Exercise: Below is a listing to write out in full, exactly as given, without its pictures.

## begin Given material

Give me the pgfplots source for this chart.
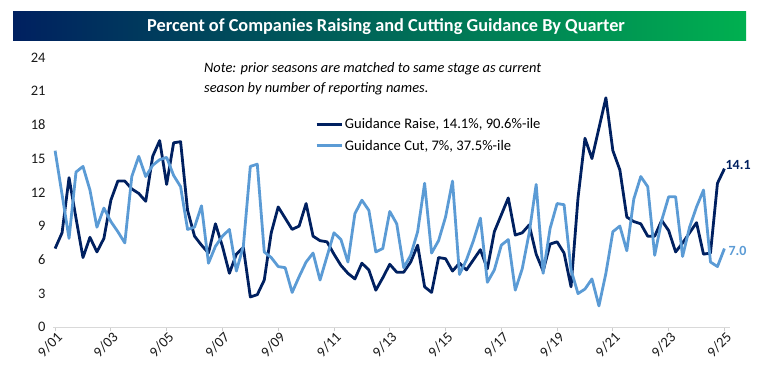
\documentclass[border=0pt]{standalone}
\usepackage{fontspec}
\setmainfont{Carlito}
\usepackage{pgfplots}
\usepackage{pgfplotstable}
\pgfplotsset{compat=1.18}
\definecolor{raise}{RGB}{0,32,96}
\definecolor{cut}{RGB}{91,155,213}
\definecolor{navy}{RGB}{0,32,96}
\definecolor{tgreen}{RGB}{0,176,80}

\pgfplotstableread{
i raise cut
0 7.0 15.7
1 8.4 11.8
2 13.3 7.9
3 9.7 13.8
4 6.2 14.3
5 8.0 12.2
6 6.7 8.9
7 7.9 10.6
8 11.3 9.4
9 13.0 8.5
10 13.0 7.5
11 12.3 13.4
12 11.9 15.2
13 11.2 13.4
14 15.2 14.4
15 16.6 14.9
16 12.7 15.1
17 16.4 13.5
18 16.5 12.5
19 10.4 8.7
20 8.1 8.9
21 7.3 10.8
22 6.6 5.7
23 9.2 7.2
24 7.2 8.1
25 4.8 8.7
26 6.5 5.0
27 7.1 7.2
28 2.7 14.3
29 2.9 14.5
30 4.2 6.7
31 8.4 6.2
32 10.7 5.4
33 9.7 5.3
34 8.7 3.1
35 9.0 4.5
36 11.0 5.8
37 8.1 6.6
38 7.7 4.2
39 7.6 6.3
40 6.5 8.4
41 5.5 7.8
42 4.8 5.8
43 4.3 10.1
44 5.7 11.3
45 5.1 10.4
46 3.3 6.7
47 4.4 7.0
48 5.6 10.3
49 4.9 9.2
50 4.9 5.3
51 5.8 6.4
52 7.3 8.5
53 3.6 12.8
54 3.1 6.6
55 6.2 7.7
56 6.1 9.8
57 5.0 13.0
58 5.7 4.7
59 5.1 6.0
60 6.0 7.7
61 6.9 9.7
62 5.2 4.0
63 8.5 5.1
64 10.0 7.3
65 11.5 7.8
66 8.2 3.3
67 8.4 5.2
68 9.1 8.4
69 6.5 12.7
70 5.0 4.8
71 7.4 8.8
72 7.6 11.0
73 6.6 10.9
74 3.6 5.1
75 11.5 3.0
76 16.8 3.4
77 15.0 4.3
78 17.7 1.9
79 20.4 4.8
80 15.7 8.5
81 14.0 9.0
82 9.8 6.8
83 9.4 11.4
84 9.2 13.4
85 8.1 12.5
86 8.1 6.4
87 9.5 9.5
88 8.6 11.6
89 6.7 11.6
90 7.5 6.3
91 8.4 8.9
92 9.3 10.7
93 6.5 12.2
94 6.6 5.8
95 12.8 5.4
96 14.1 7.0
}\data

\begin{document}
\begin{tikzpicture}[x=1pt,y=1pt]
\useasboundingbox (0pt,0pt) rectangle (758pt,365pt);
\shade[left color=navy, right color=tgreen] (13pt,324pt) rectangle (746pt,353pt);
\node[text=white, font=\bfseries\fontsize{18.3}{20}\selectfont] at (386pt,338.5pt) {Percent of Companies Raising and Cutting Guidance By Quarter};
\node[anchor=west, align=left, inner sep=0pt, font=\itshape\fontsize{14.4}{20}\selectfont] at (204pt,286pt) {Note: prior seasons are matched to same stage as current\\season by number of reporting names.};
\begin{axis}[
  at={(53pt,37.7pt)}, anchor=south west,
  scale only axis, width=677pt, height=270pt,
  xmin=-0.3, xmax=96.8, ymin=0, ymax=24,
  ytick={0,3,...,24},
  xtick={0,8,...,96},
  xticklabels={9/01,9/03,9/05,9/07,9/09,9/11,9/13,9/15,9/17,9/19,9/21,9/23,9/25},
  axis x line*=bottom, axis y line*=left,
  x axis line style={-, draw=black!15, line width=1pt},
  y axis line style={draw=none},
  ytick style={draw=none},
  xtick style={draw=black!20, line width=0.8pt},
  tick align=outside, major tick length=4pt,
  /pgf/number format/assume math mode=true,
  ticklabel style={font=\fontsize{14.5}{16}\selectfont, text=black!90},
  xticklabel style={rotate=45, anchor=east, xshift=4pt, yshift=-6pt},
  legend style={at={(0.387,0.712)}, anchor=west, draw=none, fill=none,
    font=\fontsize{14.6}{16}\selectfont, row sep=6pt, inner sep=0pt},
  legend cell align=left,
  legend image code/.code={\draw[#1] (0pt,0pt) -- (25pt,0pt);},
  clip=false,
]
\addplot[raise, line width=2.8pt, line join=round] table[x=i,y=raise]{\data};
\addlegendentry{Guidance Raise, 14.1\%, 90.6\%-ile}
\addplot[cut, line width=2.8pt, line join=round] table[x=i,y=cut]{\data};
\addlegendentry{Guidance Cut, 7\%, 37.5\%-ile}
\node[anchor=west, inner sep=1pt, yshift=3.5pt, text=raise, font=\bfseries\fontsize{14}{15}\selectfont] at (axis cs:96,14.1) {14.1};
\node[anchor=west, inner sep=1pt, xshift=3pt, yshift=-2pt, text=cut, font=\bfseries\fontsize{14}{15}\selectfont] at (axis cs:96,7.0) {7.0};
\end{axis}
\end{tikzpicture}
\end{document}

## end Given material

Worked answer:
Give me the pgfplots source for this chart.
\documentclass[border=0pt]{standalone}
\usepackage{fontspec}
\setmainfont{Carlito}
\usepackage{pgfplots}
\usepackage{pgfplotstable}
\pgfplotsset{compat=1.18}
\definecolor{raise}{RGB}{0,32,96}
\definecolor{cut}{RGB}{91,155,213}
\definecolor{navy}{RGB}{0,32,96}
\definecolor{tgreen}{RGB}{0,176,80}

\pgfplotstableread{
i raise cut
0 7.0 15.7
1 8.4 11.8
2 13.3 7.9
3 9.7 13.8
4 6.2 14.3
5 8.0 12.2
6 6.7 8.9
7 7.9 10.6
8 11.3 9.4
9 13.0 8.5
10 13.0 7.5
11 12.3 13.4
12 11.9 15.2
13 11.2 13.4
14 15.2 14.4
15 16.6 14.9
16 12.7 15.1
17 16.4 13.5
18 16.5 12.5
19 10.4 8.7
20 8.1 8.9
21 7.3 10.8
22 6.6 5.7
23 9.2 7.2
24 7.2 8.1
25 4.8 8.7
26 6.5 5.0
27 7.1 7.2
28 2.7 14.3
29 2.9 14.5
30 4.2 6.7
31 8.4 6.2
32 10.7 5.4
33 9.7 5.3
34 8.7 3.1
35 9.0 4.5
36 11.0 5.8
37 8.1 6.6
38 7.7 4.2
39 7.6 6.3
40 6.5 8.4
41 5.5 7.8
42 4.8 5.8
43 4.3 10.1
44 5.7 11.3
45 5.1 10.4
46 3.3 6.7
47 4.4 7.0
48 5.6 10.3
49 4.9 9.2
50 4.9 5.3
51 5.8 6.4
52 7.3 8.5
53 3.6 12.8
54 3.1 6.6
55 6.2 7.7
56 6.1 9.8
57 5.0 13.0
58 5.7 4.7
59 5.1 6.0
60 6.0 7.7
61 6.9 9.7
62 5.2 4.0
63 8.5 5.1
64 10.0 7.3
65 11.5 7.8
66 8.2 3.3
67 8.4 5.2
68 9.1 8.4
69 6.5 12.7
70 5.0 4.8
71 7.4 8.8
72 7.6 11.0
73 6.6 10.9
74 3.6 5.1
75 11.5 3.0
76 16.8 3.4
77 15.0 4.3
78 17.7 1.9
79 20.4 4.8
80 15.7 8.5
81 14.0 9.0
82 9.8 6.8
83 9.4 11.4
84 9.2 13.4
85 8.1 12.5
86 8.1 6.4
87 9.5 9.5
88 8.6 11.6
89 6.7 11.6
90 7.5 6.3
91 8.4 8.9
92 9.3 10.7
93 6.5 12.2
94 6.6 5.8
95 12.8 5.4
96 14.1 7.0
}\data

\begin{document}
\begin{tikzpicture}[x=1pt,y=1pt]
\useasboundingbox (0pt,0pt) rectangle (758pt,365pt);
\shade[left color=navy, right color=tgreen] (13pt,324pt) rectangle (746pt,353pt);
\node[text=white, font=\bfseries\fontsize{18.3}{20}\selectfont] at (386pt,338.5pt) {Percent of Companies Raising and Cutting Guidance By Quarter};
\node[anchor=west, align=left, inner sep=0pt, font=\itshape\fontsize{14.4}{20}\selectfont] at (204pt,286pt) {Note: prior seasons are matched to same stage as current\\season by number of reporting names.};
\begin{axis}[
  at={(53pt,37.7pt)}, anchor=south west,
  scale only axis, width=677pt, height=270pt,
  xmin=-0.3, xmax=96.8, ymin=0, ymax=24,
  ytick={0,3,...,24},
  xtick={0,8,...,96},
  xticklabels={9/01,9/03,9/05,9/07,9/09,9/11,9/13,9/15,9/17,9/19,9/21,9/23,9/25},
  axis x line*=bottom, axis y line*=left,
  x axis line style={-, draw=black!15, line width=1pt},
  y axis line style={draw=none},
  ytick style={draw=none},
  xtick style={draw=black!20, line width=0.8pt},
  tick align=outside, major tick length=4pt,
  /pgf/number format/assume math mode=true,
  ticklabel style={font=\fontsize{14.5}{16}\selectfont, text=black!90},
  xticklabel style={rotate=45, anchor=east, xshift=4pt, yshift=-6pt},
  legend style={at={(0.387,0.712)}, anchor=west, draw=none, fill=none,
    font=\fontsize{14.6}{16}\selectfont, row sep=6pt, inner sep=0pt},
  legend cell align=left,
  legend image code/.code={\draw[#1] (0pt,0pt) -- (25pt,0pt);},
  clip=false,
]
\addplot[raise, line width=2.8pt, line join=round] table[x=i,y=raise]{\data};
\addlegendentry{Guidance Raise, 14.1\%, 90.6\%-ile}
\addplot[cut, line width=2.8pt, line join=round] table[x=i,y=cut]{\data};
\addlegendentry{Guidance Cut, 7\%, 37.5\%-ile}
\node[anchor=west, inner sep=1pt, yshift=3.5pt, text=raise, font=\bfseries\fontsize{14}{15}\selectfont] at (axis cs:96,14.1) {14.1};
\node[anchor=west, inner sep=1pt, xshift=3pt, yshift=-2pt, text=cut, font=\bfseries\fontsize{14}{15}\selectfont] at (axis cs:96,7.0) {7.0};
\end{axis}
\end{tikzpicture}
\end{document}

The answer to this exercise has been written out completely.